Picasso and Sylvette David, 1954
According to Françoise Gilot, who lived with Picasso in the the 1940s and ’50s, the artist was like Bluebeard, the aristocratic folktale serial killer who murdered his many wives. In her memoir Life with Picasso (1964), Gilot recalled visiting the artist’s chateau at Boisgeloup, north-west of Paris. “I began to have the feeling that if I looked into a closet, I would find half a dozen ex-wives hanging by their necks,” she wrote. “He had a kind of Bluebeard complex that made him want to cut off the heads of all the women he had collected in his little private museum.”

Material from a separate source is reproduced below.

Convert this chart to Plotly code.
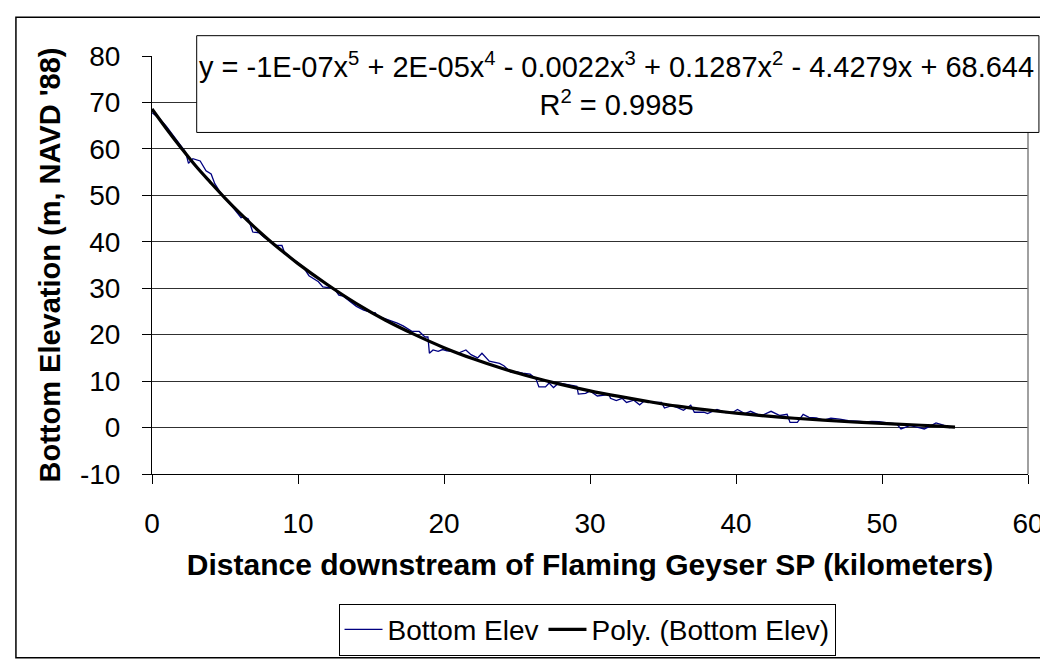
import plotly.graph_objects as go

# ---- data ----
dist_km = [0, 0.5, 1.0, 1.5, 1.9, 2.3, 2.5, 2.8, 3.3, 3.7, 4.05, 4.3, 4.6, 4.9, 5.2, 5.5, 5.8, 6.1, 6.3, 6.6,
           6.9, 7.35, 7.7, 8.0, 8.4, 8.9, 9.05, 9.5, 10.0, 10.4, 10.75, 11.1, 11.4, 11.7, 12.2, 12.55, 12.8, 13.1,
           13.5, 14.0, 14.5, 15.0, 15.3, 15.4, 15.8, 16.1, 16.4, 16.8, 17.2, 17.8, 18.3, 18.7, 18.9, 19.0, 19.25,
           19.6, 19.9, 20.2, 20.6, 20.95, 21.5, 21.85, 22.3, 22.6, 23.1, 23.55, 23.8, 24.1, 24.6, 25.0, 25.4,
           25.9, 26.3, 26.5, 26.95, 27.2, 27.5, 27.86, 28.4, 29.1, 29.2, 29.7, 30.0, 30.5, 31.0, 31.3, 31.4, 31.8,
           32.2, 32.5, 33.0, 33.4, 33.75, 34.3, 34.9, 35.1, 35.6, 36.0, 36.4, 36.9, 37.15, 37.8, 38.05, 38.7,
           39.3, 39.8, 40.1, 40.6, 41.0, 41.7, 42.4, 43.0, 43.5, 43.7, 44.2, 44.6, 45.0, 45.5, 46.0, 46.5, 47.1,
           47.7, 48.3, 48.9, 49.3, 49.8, 50.4, 51.0, 51.3, 51.9, 52.4, 52.9, 53.3, 53.7, 54.2, 54.6, 54.9]
bottom_elev = [67.8, 66.6, 64.8, 62.6, 60.8, 59.3, 56.9, 57.9, 57.4, 55.3, 54.6, 52.5, 51.0, 49.7, 48.6, 47.6,
               46.5, 45.2, 45.4, 44.9, 42.1, 41.9, 40.9, 40.3, 39.3, 39.2, 37.9, 36.6, 35.5, 34.4, 32.7, 32.0,
               31.4, 30.3, 30.1, 29.6, 28.5, 28.3, 27.3, 26.1, 25.3, 24.8, 24.7, 24.0, 23.6, 23.3, 23.0, 22.5,
               21.9, 20.7, 20.7, 19.5, 19.5, 16.0, 16.7, 16.4, 16.8, 16.5, 16.4, 16.0, 16.7, 15.7, 15.0, 16.0,
               14.3, 14.0, 13.8, 13.3, 11.9, 12.0, 11.7, 11.5, 10.5, 8.75, 8.75, 9.6, 8.6, 9.6, 9.3, 8.9, 7.2,
               7.35, 7.9, 6.8, 7.0, 7.2, 6.3, 5.8, 6.3, 5.4, 5.9, 4.9, 5.8, 5.4, 5.4, 4.2, 4.7, 4.3, 3.7, 4.8,
               3.3, 3.3, 3.0, 3.9, 3.2, 3.3, 3.9, 3.0, 3.5, 2.5, 3.5, 2.6, 2.85, 1.1, 1.1, 2.85, 2.2, 2.1, 1.6,
               2.0, 1.8, 1.5, 1.4, 1.2, 1.3, 1.25, 1.0, 0.8, -0.3, 0.4, 0.1, -0.3, 0.3, 1.0, 0.5, 0.0, 0.1]

trend_km = [0, 1, 2, 3, 4, 5, 6, 7, 8, 9, 10, 12, 14, 16, 18, 20, 22, 24, 26, 28, 30, 32, 34, 36, 38, 40,
            42, 44, 46, 48, 50, 52, 54, 55]
trend_elev = [68.6, 64.3, 60.2, 56.3, 52.8, 49.4, 46.2, 43.2, 40.4, 37.8, 35.3, 30.8, 26.7, 23.1, 20.0, 17.2,
              14.8, 12.7, 10.9, 9.3, 7.9, 6.7, 5.6, 4.6, 3.8, 3.1, 2.5, 2.0, 1.6, 1.2, 0.9, 0.6, 0.3, 0.1]

x_ticks = [0, 10, 20, 30, 40, 50, 60]
y_ticks = [-10, 0, 10, 20, 30, 40, 50, 60, 70, 80]
y_tick_labels = ["-10", "0", "10", "20", "30", "40", "50", "60", "70", "80"]

equation_text = ("y = -1E-07x<sup>5</sup> + 2E-05x<sup>4</sup> - 0.0022x<sup>3</sup> + 0.1287x<sup>2</sup>"
                 " - 4.4279x + 68.644<br>R<sup>2</sup> = 0.9985")

FONT = "Liberation Sans, Arial, sans-serif"

fig = go.Figure()
fig.add_trace(go.Scatter(x=dist_km, y=bottom_elev, mode="lines", name="Bottom Elev",
                         line=dict(color="#000080", width=1.3)))
fig.add_trace(go.Scatter(x=trend_km, y=trend_elev, mode="lines", name="Poly. (Bottom Elev)",
                         line=dict(color="#000000", width=3.2, shape="spline")))

W, H = 1048, 660
L, R, T, B = 144, 22, 48, 180
pw, ph = W - L - R, H - T - B


def px(xp):
    return (xp - L) / pw


def py(yp):
    return (H - B - yp) / ph


fig.update_layout(
    width=W, height=H, autosize=False,
    margin=dict(l=L, r=R, t=T, b=B),
    paper_bgcolor="white", plot_bgcolor="white",
    font=dict(family=FONT, color="black", size=28),
    showlegend=True,
    legend=dict(orientation="h", x=px(582), xanchor="center", y=py(614), yanchor="top",
                bordercolor="black", borderwidth=1, bgcolor="white",
                font=dict(size=28, family=FONT, color="black"), itemwidth=38, tracegroupgap=0),
    xaxis=dict(range=[0, 60], tickvals=x_ticks, showgrid=False, zeroline=False,
               showline=True, linecolor="black", linewidth=1,
               ticks="outside", ticklen=9, tickcolor="black", tickwidth=1,
               tickfont=dict(size=28, family=FONT, color="black"), ticklabelstandoff=15,
               title=dict(text="<b>Distance downstream of Flaming Geyser SP (kilometers)</b>",
                          font=dict(size=30, family=FONT, color="black"), standoff=16)),
    yaxis=dict(range=[-10, 80], tickvals=y_ticks, ticktext=y_tick_labels,
               showgrid=True, gridcolor="#303030", gridwidth=1,
               zeroline=False, showline=True, linecolor="black", linewidth=1,
               ticks="outside", ticklen=9, tickcolor="black", tickwidth=1,
               tickfont=dict(size=28, family=FONT, color="black"), ticklabelstandoff=16,
               title=dict(text="<b>Bottom Elevation (m, NAVD '88)</b>",
                          font=dict(size=29, family=FONT, color="black"), standoff=10)),
)

shapes = [
    # outer chart border
    dict(type="rect", xref="paper", yref="paper", x0=px(7), x1=px(1046), y0=py(670), y1=py(8),
         line=dict(color="black", width=1.5), layer="below"),
    # right plot-area border (gray)
    dict(type="line", xref="paper", yref="paper", x0=1, x1=1, y0=0, y1=1,
         line=dict(color="#808080", width=1.5), layer="above"),
    # equation box
    dict(type="rect", xref="paper", yref="paper", x0=px(189), x1=px(1037), y0=py(127), y1=py(27),
         line=dict(color="black", width=1), fillcolor="white", layer="above"),
]
fig.update_layout(shapes=shapes)

fig.add_annotation(xref="paper", yref="paper", x=px(612), y=py(77), text=equation_text,
                   showarrow=False, align="center", xanchor="center", yanchor="middle",
                   font=dict(size=29, family=FONT, color="black"))

fig.write_html("out.html")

Certainly, few of Picasso’s female companions met happy ends. His mistress Marie-Thérèse Walter and his second wife Jacqueline Roque both committed suicide. Yet one woman who became entangled with Picasso for several months survived unscathed. Her name was Sylvette David.
The pair met in the spring of 1954, when the prolific artist, who was by then an international celebrity in his early seventies, was living on the Côte d’Azur. Picasso had a studio on Rue du Fournas in the small town of Vallauris. That year, his eye was drawn to Sylvette, a beautiful 19-year-old woman who wore her blonde hair in a distinctive high ponytail. A few months earlier, Sylvette and her fiancé Toby Jellinek had moved to Vallauris to live with her mother. Toby, who was an avant-garde furniture designer, had a workshop not far from Picasso’s studio, and Sylvette would often walk by the artist’s window en route to meet him.